| WHAT TO PRODUCE |
Restate the whole listing word for word. Pictures are left out.

| INFORMATION SHOWN |
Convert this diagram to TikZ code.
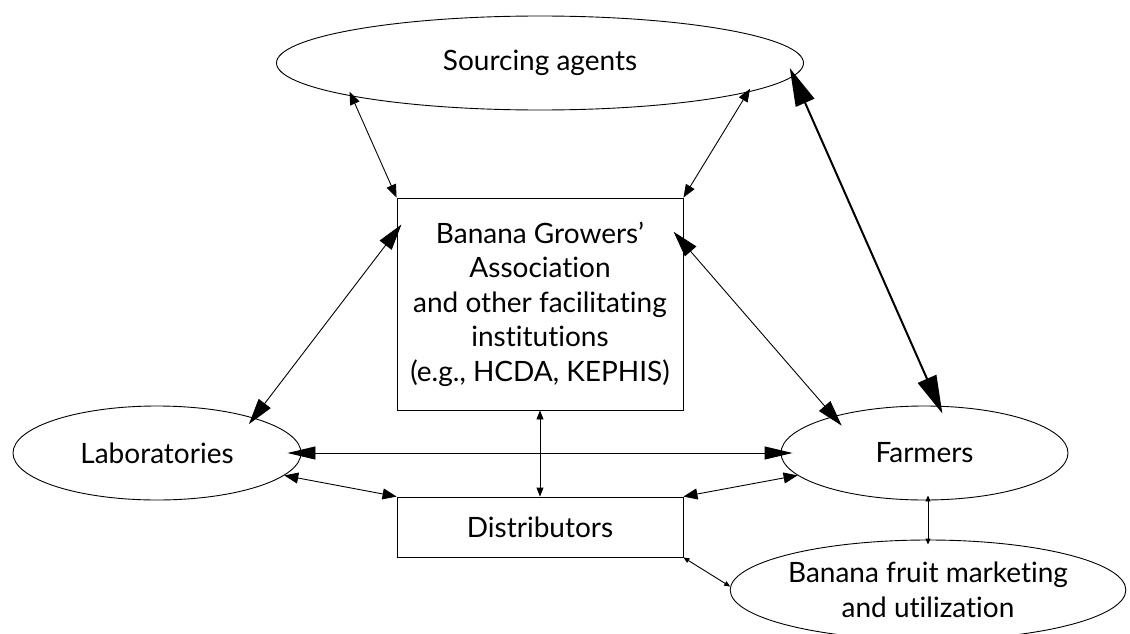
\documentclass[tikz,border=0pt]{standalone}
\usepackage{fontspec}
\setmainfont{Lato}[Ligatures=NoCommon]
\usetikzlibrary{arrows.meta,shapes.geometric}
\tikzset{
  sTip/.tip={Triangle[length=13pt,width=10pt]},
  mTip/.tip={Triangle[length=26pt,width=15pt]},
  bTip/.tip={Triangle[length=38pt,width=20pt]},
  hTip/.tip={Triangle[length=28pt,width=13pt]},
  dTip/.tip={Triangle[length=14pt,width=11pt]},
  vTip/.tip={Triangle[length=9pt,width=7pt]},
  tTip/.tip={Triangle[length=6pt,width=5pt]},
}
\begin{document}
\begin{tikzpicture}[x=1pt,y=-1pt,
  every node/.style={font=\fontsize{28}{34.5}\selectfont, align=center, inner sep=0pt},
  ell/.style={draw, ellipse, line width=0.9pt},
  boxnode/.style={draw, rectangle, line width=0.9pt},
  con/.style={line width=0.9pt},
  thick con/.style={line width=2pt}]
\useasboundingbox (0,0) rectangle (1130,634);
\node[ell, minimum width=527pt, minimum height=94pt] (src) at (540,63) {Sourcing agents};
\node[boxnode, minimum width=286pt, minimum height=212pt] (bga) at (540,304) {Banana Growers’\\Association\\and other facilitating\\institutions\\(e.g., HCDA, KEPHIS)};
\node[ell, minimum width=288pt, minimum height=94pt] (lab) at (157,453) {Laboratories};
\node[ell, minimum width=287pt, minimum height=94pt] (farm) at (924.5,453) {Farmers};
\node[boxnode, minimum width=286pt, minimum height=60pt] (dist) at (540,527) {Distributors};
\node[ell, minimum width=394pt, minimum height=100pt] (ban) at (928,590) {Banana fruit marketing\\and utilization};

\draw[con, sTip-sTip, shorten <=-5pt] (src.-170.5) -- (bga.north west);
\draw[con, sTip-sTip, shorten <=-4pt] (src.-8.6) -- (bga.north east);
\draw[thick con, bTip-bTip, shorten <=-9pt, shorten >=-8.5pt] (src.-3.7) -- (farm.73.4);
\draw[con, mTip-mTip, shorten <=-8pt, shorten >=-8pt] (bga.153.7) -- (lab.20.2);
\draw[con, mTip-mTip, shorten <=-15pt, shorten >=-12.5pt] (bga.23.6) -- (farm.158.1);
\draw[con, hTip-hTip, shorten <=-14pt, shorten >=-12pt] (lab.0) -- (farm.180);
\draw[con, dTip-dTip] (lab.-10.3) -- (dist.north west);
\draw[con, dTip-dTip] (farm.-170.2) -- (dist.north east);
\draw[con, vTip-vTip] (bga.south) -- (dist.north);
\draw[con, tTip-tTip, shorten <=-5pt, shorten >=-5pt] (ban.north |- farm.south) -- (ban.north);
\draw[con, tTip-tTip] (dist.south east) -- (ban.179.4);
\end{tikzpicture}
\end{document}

| REPLY TO THE EXERCISE |
Convert this diagram to TikZ code.
\documentclass[tikz,border=0pt]{standalone}
\usepackage{fontspec}
\setmainfont{Lato}[Ligatures=NoCommon]
\usetikzlibrary{arrows.meta,shapes.geometric}
\tikzset{
  sTip/.tip={Triangle[length=13pt,width=10pt]},
  mTip/.tip={Triangle[length=26pt,width=15pt]},
  bTip/.tip={Triangle[length=38pt,width=20pt]},
  hTip/.tip={Triangle[length=28pt,width=13pt]},
  dTip/.tip={Triangle[length=14pt,width=11pt]},
  vTip/.tip={Triangle[length=9pt,width=7pt]},
  tTip/.tip={Triangle[length=6pt,width=5pt]},
}
\begin{document}
\begin{tikzpicture}[x=1pt,y=-1pt,
  every node/.style={font=\fontsize{28}{34.5}\selectfont, align=center, inner sep=0pt},
  ell/.style={draw, ellipse, line width=0.9pt},
  boxnode/.style={draw, rectangle, line width=0.9pt},
  con/.style={line width=0.9pt},
  thick con/.style={line width=2pt}]
\useasboundingbox (0,0) rectangle (1130,634);
\node[ell, minimum width=527pt, minimum height=94pt] (src) at (540,63) {Sourcing agents};
\node[boxnode, minimum width=286pt, minimum height=212pt] (bga) at (540,304) {Banana Growers’\\Association\\and other facilitating\\institutions\\(e.g., HCDA, KEPHIS)};
\node[ell, minimum width=288pt, minimum height=94pt] (lab) at (157,453) {Laboratories};
\node[ell, minimum width=287pt, minimum height=94pt] (farm) at (924.5,453) {Farmers};
\node[boxnode, minimum width=286pt, minimum height=60pt] (dist) at (540,527) {Distributors};
\node[ell, minimum width=394pt, minimum height=100pt] (ban) at (928,590) {Banana fruit marketing\\and utilization};

\draw[con, sTip-sTip, shorten <=-5pt] (src.-170.5) -- (bga.north west);
\draw[con, sTip-sTip, shorten <=-4pt] (src.-8.6) -- (bga.north east);
\draw[thick con, bTip-bTip, shorten <=-9pt, shorten >=-8.5pt] (src.-3.7) -- (farm.73.4);
\draw[con, mTip-mTip, shorten <=-8pt, shorten >=-8pt] (bga.153.7) -- (lab.20.2);
\draw[con, mTip-mTip, shorten <=-15pt, shorten >=-12.5pt] (bga.23.6) -- (farm.158.1);
\draw[con, hTip-hTip, shorten <=-14pt, shorten >=-12pt] (lab.0) -- (farm.180);
\draw[con, dTip-dTip] (lab.-10.3) -- (dist.north west);
\draw[con, dTip-dTip] (farm.-170.2) -- (dist.north east);
\draw[con, vTip-vTip] (bga.south) -- (dist.north);
\draw[con, tTip-tTip, shorten <=-5pt, shorten >=-5pt] (ban.north |- farm.south) -- (ban.north);
\draw[con, tTip-tTip] (dist.south east) -- (ban.179.4);
\end{tikzpicture}
\end{document}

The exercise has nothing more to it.